For your birthday today, Che celebrates you.

As your friend, I celebrate the awesomeness that you are. I applaud your loyalty, your allegiance. I honour today, your ability to always put others’ needs ahead of yours and your faith in friendship. I want to thank you for the countless times you lifted me out of the dumps with just a smile, or a hello, hey, how are you today? I am grateful for the memories you left behind for me, so I might be able to cherish them. I smile at the silly, outrageous things we’ve done when we were young and I want to tell you how thankful I am to be given a chance to grow up with you. For all the advises you gave me, I will remember them in time and carry in my hearts your words.

As your mummy, I celebrate a prince. My bouncing baby boy, who I have love with every being. A wish come true and my precious son. I miss you every second of the day. Not a day has pass that I have not thought of you. And in many ways, I’d like to remember the day you arrive safely in my arms, a gurgling chubby bundle of joy that I so adore. I love you doesn’t even begin to cover the magnitude of my love for you.
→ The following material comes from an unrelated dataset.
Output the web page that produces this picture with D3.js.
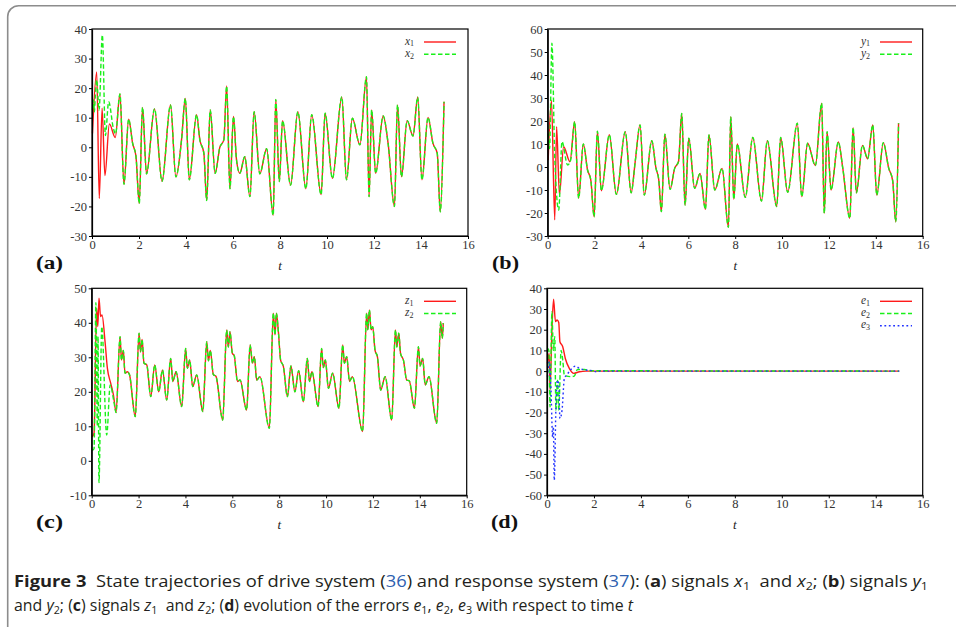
<!DOCTYPE html>
<html><head><meta charset="utf-8">
<script src="https://cdn.jsdelivr.net/npm/d3@7"></script>
<style>body{margin:0;background:#fff} svg{display:block}</style>
</head><body><svg id="c" width="956" height="627"></svg>
<script>
// ---------------- data ----------------
const xTicks = [0,2,4,6,8,10,12,14,16];
const yTicksA = [-30,-20,-10,0,10,20,30,40];
const yTicksB = [-30,-20,-10,0,10,20,30,40,50,60];
const yTicksC = [-10,0,10,20,30,40,50];
const yTicksD = [-60,-50,-40,-30,-20,-10,0,10,20,30,40];

// panel (a): x1 (drive) and x2 (response)
const x1Early = [[0.02,4.7],[0.2,25.5],[0.31,-17.3],[0.43,13.2],[0.55,-9.6],[0.74,7.9],[0.99,3.3]];
const x2Early = [[0.02,12.6],[0.06,16],[0.1,12],[0.14,17],[0.2,22.8],[0.3,12.6],[0.44,38],[0.57,4],[0.71,15.4],[0.91,6.4],[1.0,4.5]];
const xCommon = [[1.19,18],[1.36,-12.5],[1.56,9.5],[1.73,1.3],[1.87,-3],[2.01,-19],[2.15,13.5],[2.32,-9],[2.66,13],[2.98,-11.5],[3.34,14.3],[3.57,-10],[3.81,2.5],[3.97,16.5],[4.14,-11],[4.45,11],[4.59,2.5],[4.76,-2],[4.88,-18],[5.03,12.6],[5.24,-8.8],[5.44,0],[5.61,2.5],[5.73,20.7],[5.87,-14],[6.02,10.4],[6.15,-4.3],[6.29,-8.8],[6.5,-3.2],[6.72,-16.7],[6.9,12],[7.14,-9],[7.43,-0.5],[7.71,-23],[7.82,16.2],[7.97,-11.6],[8.11,9],[8.45,-12.8],[8.76,12],[9.1,-14],[9.35,11],[9.75,-16],[9.92,11.5],[10.23,-10.5],[10.63,17],[10.83,-11],[11.08,9.8],[11.4,0.8],[11.68,23.9],[11.79,-16.7],[11.9,12.6],[12.07,-8.8],[12.39,10.6],[12.6,1.3],[12.87,-20],[13.0,14.3],[13.17,-10],[13.41,9],[13.66,3.8],[13.86,16.9],[14.04,-11],[14.3,10.1],[14.51,1.3],[14.69,-2],[14.82,-21.8],[14.98,15.4]];

// panel (b): y1 and y2
const y1Early = [[0.02,3],[0.16,29],[0.3,-23],[0.38,17.5],[0.5,-12],[0.68,8.8],[0.95,2.3]];
const y2Early = [[0.02,14.6],[0.08,8],[0.18,53.8],[0.3,4.5],[0.47,-18.7],[0.61,11],[0.85,0.9],[0.98,3]];
const yCommon = [[1.15,19.7],[1.32,-13.6],[1.52,10],[1.7,-1.3],[1.84,-5.7],[1.98,-21.6],[2.12,15.6],[2.29,-10.3],[2.63,14],[2.93,-11.9],[3.31,15.4],[3.56,-11.2],[3.74,2.9],[3.94,18.3],[4.12,-12.2],[4.44,11.4],[4.62,-0.5],[4.74,-5.7],[4.85,-19.4],[5.0,14.3],[5.22,-9.7],[5.42,-0.5],[5.58,2.3],[5.72,23.3],[5.86,-16.5],[6.02,12.5],[6.27,-9.3],[6.5,-2.8],[6.73,-18.4],[6.88,13.9],[7.13,-10],[7.44,-0.6],[7.71,-26.2],[7.81,21.9],[7.94,-14],[8.09,10],[8.43,-13.2],[8.75,12.8],[9.12,-14.8],[9.37,11.4],[9.77,-17.2],[9.94,12.8],[10.24,-11],[10.65,19],[10.84,-12.9],[11.09,10.3],[11.42,0.6],[11.69,27.7],[11.8,-20.1],[11.92,15.4],[12.09,-10],[12.4,10.9],[12.59,-0.5],[12.89,-22.3],[13.03,17.1],[13.17,-11.2],[13.43,9.4],[13.65,3.6],[13.87,18.3],[14.04,-12.2],[14.32,10.6],[14.55,-0.5],[14.72,-6],[14.85,-23.8],[14.97,19]];

// panel (c): z1 and z2
const z1Early = [[0.02,7],[0.1,8],[0.21,44.2],[0.26,38.9],[0.31,47.1],[0.38,41.8],[0.44,42.3],[0.57,34.5],[0.67,26.8],[0.81,22.5],[0.93,19]];
const z2Early = [[0.02,3],[0.1,3.5],[0.18,45.8],[0.24,10],[0.27,36],[0.31,-6.3],[0.43,38.9],[0.64,7.5],[0.79,22],[0.95,17]];
const zCommon = [[1.04,14],[1.21,36],[1.27,29.2],[1.35,32],[1.42,25.4],[1.52,25.8],[1.61,25],[1.86,12.8],[2.02,37],[2.08,31.6],[2.15,35.2],[2.23,28.3],[2.35,27.8],[2.52,18.6],[2.69,27.8],[2.86,20],[3.02,26.3],[3.2,17.6],[3.37,29.7],[3.46,23],[3.6,25.8],[3.84,15.7],[4.01,32.6],[4.08,26.8],[4.18,29.2],[4.31,21.5],[4.48,24.9],[4.74,14.3],[4.91,34.5],[4.98,29],[5.06,32],[5.19,25],[5.3,24.5],[5.59,11.8],[5.76,37.9],[5.83,33],[5.9,37.4],[6.0,31.2],[6.08,30.5],[6.22,23],[6.33,23.4],[6.61,14.7],[6.76,33.6],[6.86,28.3],[6.94,30.2],[7.04,23.4],[7.18,24.4],[7.58,9.4],[7.75,42.8],[7.82,36.5],[7.88,42.8],[7.97,37],[8.06,29.2],[8.18,27.3],[8.35,18.6],[8.5,27.5],[8.67,20],[8.83,26.1],[9.03,17.1],[9.2,29.7],[9.29,23],[9.4,25.8],[9.66,15.7],[9.81,32.6],[9.88,27],[9.97,29.2],[10.1,21],[10.28,25.4],[10.55,15.2],[10.71,33.6],[10.78,28.3],[10.88,30.2],[11.0,23],[11.12,24.4],[11.56,8.5],[11.73,42.8],[11.78,38],[11.85,43.7],[11.92,38],[11.99,38.9],[12.09,32],[12.19,30.2],[12.33,20.5],[12.52,24.4],[12.8,11.8],[12.96,37.9],[13.02,33],[13.1,37],[13.18,31],[13.3,29.2],[13.44,23.4],[13.55,23.2],[13.77,15.2],[13.94,33.1],[14.01,27.5],[14.12,29.7],[14.23,22],[14.39,24.4],[14.72,10.9],[14.89,40.3],[14.96,35.5],[15.0,39.9]];

// panel (d): errors
const e1 = [[0.02,3.7],[0.09,8.5],[0.13,-9],[0.21,20],[0.28,34.7],[0.36,23.9],[0.43,24.7],[0.5,23.5],[0.55,14.2],[0.67,11.8],[0.78,6.1],[0.95,1.3],[1.14,-1.1],[1.38,-0.3],[1.66,0],[15,0]];
const e2 = [[0.02,11],[0.08,10],[0.13,-17.3],[0.21,28.7],[0.27,10],[0.33,16.6],[0.38,-18.9],[0.45,-4.4],[0.5,-18.9],[0.6,10],[0.67,5.3],[0.74,-2],[1.02,-2.7],[1.16,-2.4],[1.3,0.8],[1.59,0.8],[1.87,0.2],[15,0]];
const e3 = [[0.02,-2.7],[0.1,4.5],[0.17,-9.2],[0.24,-31.8],[0.27,-27],[0.31,-52.7],[0.38,-17.3],[0.44,-4.4],[0.5,-6],[0.55,-22.9],[0.64,-18.9],[0.74,-3.5],[0.84,-1.9],[1.02,0.8],[1.21,2.4],[1.38,1.3],[1.66,0.5],[1.94,0.2],[2.09,-0.3],[2.3,0],[15,0]];

// ---------------- drawing ----------------
const svg = d3.select('#c');
const RED = '#ff1a1a', GREEN = '#19f019', BLUE = '#2233ff';
const serif = '"Liberation Serif", "DejaVu Serif", serif';

svg.append('rect').attr('x',7.7).attr('y',5.7).attr('width',1000).attr('height',640)
  .attr('rx',11).attr('fill','none').attr('stroke','#8c8c8c').attr('stroke-width',1.6);

function panel(cfg){
  const x = d3.scaleLinear().domain([0,16]).range([cfg.x0,cfg.x1]);
  const y = d3.scaleLinear().domain(cfg.yd).range([cfg.y1,cfg.y0]);
  const g = svg.append('g');
  const line = d3.line().x(d=>x(d[0])).y(d=>y(d[1])).curve(d3.curveMonotoneX);

  cfg.series.forEach(s=>{
    g.append('path').attr('d',line(s.data)).attr('fill','none')
      .attr('stroke',s.color).attr('stroke-width',1.4)
      .attr('stroke-dasharray',s.dash||null).attr('stroke-linejoin','round');
  });

  // frame
  g.append('rect').attr('x',cfg.x0).attr('y',cfg.y0).attr('width',cfg.x1-cfg.x0).attr('height',cfg.y1-cfg.y0)
    .attr('fill','none').attr('stroke','#000').attr('stroke-width',1.2);

  const ax = g.append('g').attr('transform',`translate(0,${cfg.y1})`)
    .call(d3.axisBottom(x).tickValues(xTicks).tickSize(3).tickSizeOuter(0).tickPadding(1).tickFormat(d=>String(d)));
  const ay = g.append('g').attr('transform',`translate(${cfg.x0},0)`)
    .call(d3.axisLeft(y).tickValues(cfg.yt).tickSize(3).tickSizeOuter(0).tickPadding(2).tickFormat(d=>String(d)));
  [ax,ay].forEach(a=>{
    a.attr('font-family',serif).attr('font-size',12.5);
    a.select('.domain').attr('stroke','#000').attr('stroke-width',1.2);
    a.selectAll('.tick line').attr('stroke','#000').attr('stroke-width',1);
    a.selectAll('.tick text').attr('fill','#333');
  });

  // axis label t
  g.append('text').attr('x',(cfg.x0+cfg.x1)/2).attr('y',cfg.y1+34).attr('text-anchor','middle')
    .attr('font-family',serif).attr('font-style','italic').attr('font-size',13).attr('fill','#222').text('t');

  // panel label
  g.append('text').attr('x',cfg.lx).attr('y',cfg.y1+33).attr('font-family',serif).attr('font-weight','bold')
    .attr('font-size',18).attr('fill','#111').attr('textLength',27).attr('lengthAdjust','spacingAndGlyphs').text(cfg.label);

  // legend
  cfg.series.forEach((s,i)=>{
    const yy = cfg.y0 + 13 + i*12.2;
    const t = g.append('text').attr('x',cfg.legX).attr('y',yy+2.5).attr('font-family',serif).attr('fill','#333');
    t.append('tspan').attr('font-style','italic').attr('font-size',11.5).text(s.name);
    t.append('tspan').attr('font-size',8).attr('dy',1.8).text(s.sub);
    g.append('line').attr('x1',cfg.legX+19).attr('x2',cfg.legX+51).attr('y1',yy).attr('y2',yy)
      .attr('stroke',s.color).attr('stroke-width',1.4).attr('stroke-dasharray',s.dash||null);
  });
}

const DASH = '4.5,2.5', DOT = '1.8,2.6';
panel({x0:92,x1:468,y0:29,y1:236,yd:[-30,40],yt:yTicksA,label:'(a)',lx:36,legX:405,
  series:[{name:'x',sub:'1',color:RED,data:x1Early.concat(xCommon)},
          {name:'x',sub:'2',color:GREEN,dash:DASH,data:x2Early.concat(xCommon)}]});
panel({x0:547.7,x1:922.7,y0:29,y1:236,yd:[-30,60],yt:yTicksB,label:'(b)',lx:492,legX:861,
  series:[{name:'y',sub:'1',color:RED,data:y1Early.concat(yCommon)},
          {name:'y',sub:'2',color:GREEN,dash:DASH,data:y2Early.concat(yCommon)}]});
panel({x0:91.7,x1:466.7,y0:288.3,y1:495.3,yd:[-10,50],yt:yTicksC,label:'(c)',lx:36,legX:405,
  series:[{name:'z',sub:'1',color:RED,data:z1Early.concat(zCommon)},
          {name:'z',sub:'2',color:GREEN,dash:DASH,data:z2Early.concat(zCommon)}]});
panel({x0:547,x1:922.7,y0:288.3,y1:495.3,yd:[-60,40],yt:yTicksD,label:'(d)',lx:861 - 370,legX:861,
  series:[{name:'e',sub:'1',color:RED,data:e1},
          {name:'e',sub:'2',color:GREEN,dash:DASH,data:e2},
          {name:'e',sub:'3',color:BLUE,dash:DOT,data:e3}]});

// ---------------- caption ----------------
const cap1 = [
  {t:'Figure 3',b:1},{t:'\u00a0\u00a0State trajectories of drive system ('},{t:'36',c:1},{t:') and response system ('},{t:'37',c:1},
  {t:'): ('},{t:'a',b:1},{t:') signals '},{t:'x',i:1},{t:'1',s:1},{t:'\u00a0 and '},{t:'x',i:1},{t:'2',s:1},{t:'; ('},{t:'b',b:1},
  {t:') signals '},{t:'y',i:1},{t:'1',s:1}];
const cap2 = [
  {t:'and '},{t:'y',i:1},{t:'2',s:1},{t:'; ('},{t:'c',b:1},{t:') signals '},{t:'z',i:1},{t:'1',s:1},{t:'\u00a0 and '},{t:'z',i:1},{t:'2',s:1},
  {t:'; ('},{t:'d',b:1},{t:') evolution of the errors '},{t:'e',i:1},{t:'1',s:1},{t:', '},{t:'e',i:1},{t:'2',s:1},{t:', '},{t:'e',i:1},{t:'3',s:1},
  {t:' with respect to time '},{t:'t',i:1}];
function caption(parts,y,len){
  const t = svg.append('text').attr('x',14).attr('y',y).attr('font-family','"Open Sans","Noto Sans",sans-serif')
    .attr('font-size',15.5).attr('fill','#231f20').attr('textLength',len).attr('lengthAdjust','spacingAndGlyphs')
    .style('white-space','pre');
  let sub=false;
  parts.forEach(p=>{
    const s = t.append('tspan').text(p.t.replace(/ /g,'\u00a0'));
    if(p.b) s.attr('font-weight','bold');
    if(p.i) s.attr('font-style','italic');
    if(p.c) s.attr('fill','#2e5fb0');
    if(p.s){ s.attr('font-size',10.5).attr('dy',3); sub=true; }
    else if(sub){ s.attr('dy',-3); sub=false; }
  });
}
caption(cap1,587,914);
caption(cap2,611,619);
</script></body></html>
As your sister, I celebrate a king. My baby. My pillar of strength and my cynical touch stone. My other half. My strength and my weakness. My reality and my dreams. My voice of reasoning. My sanctuary. My friend, my confidante. My Life. My Love. My King.

Happy Birthday, Nik. I know I’ve said these three words too much too often. I love you. My wish for you this year will be no different from the rest of the years. 


And here it goes one more time..

I hope that the days come easy and the moments pass slow,
And each road leads you where you want to go.
And if you’re faced with a choice, and you have to choose,
I hope you choose the one that means the most to you.
I hope you keep on walking, till you find a window,
If it’s cold outside, show the World the warmth of your smile.

But more than anything, more than anything,
My wish for you is that this Life becomes all that you want it to.
Your dreams stay big, and your worries stay small,
You never need to carry more than you can hold,
And while you’re out there getting where you’re getting to,
I hope you know somebody loves you.

I hope you never look back, but you never forget,
All the ones who love you, and the places you left.



Happy Birthday, baby boy. We just want to tell him, that we miss him and love him very much.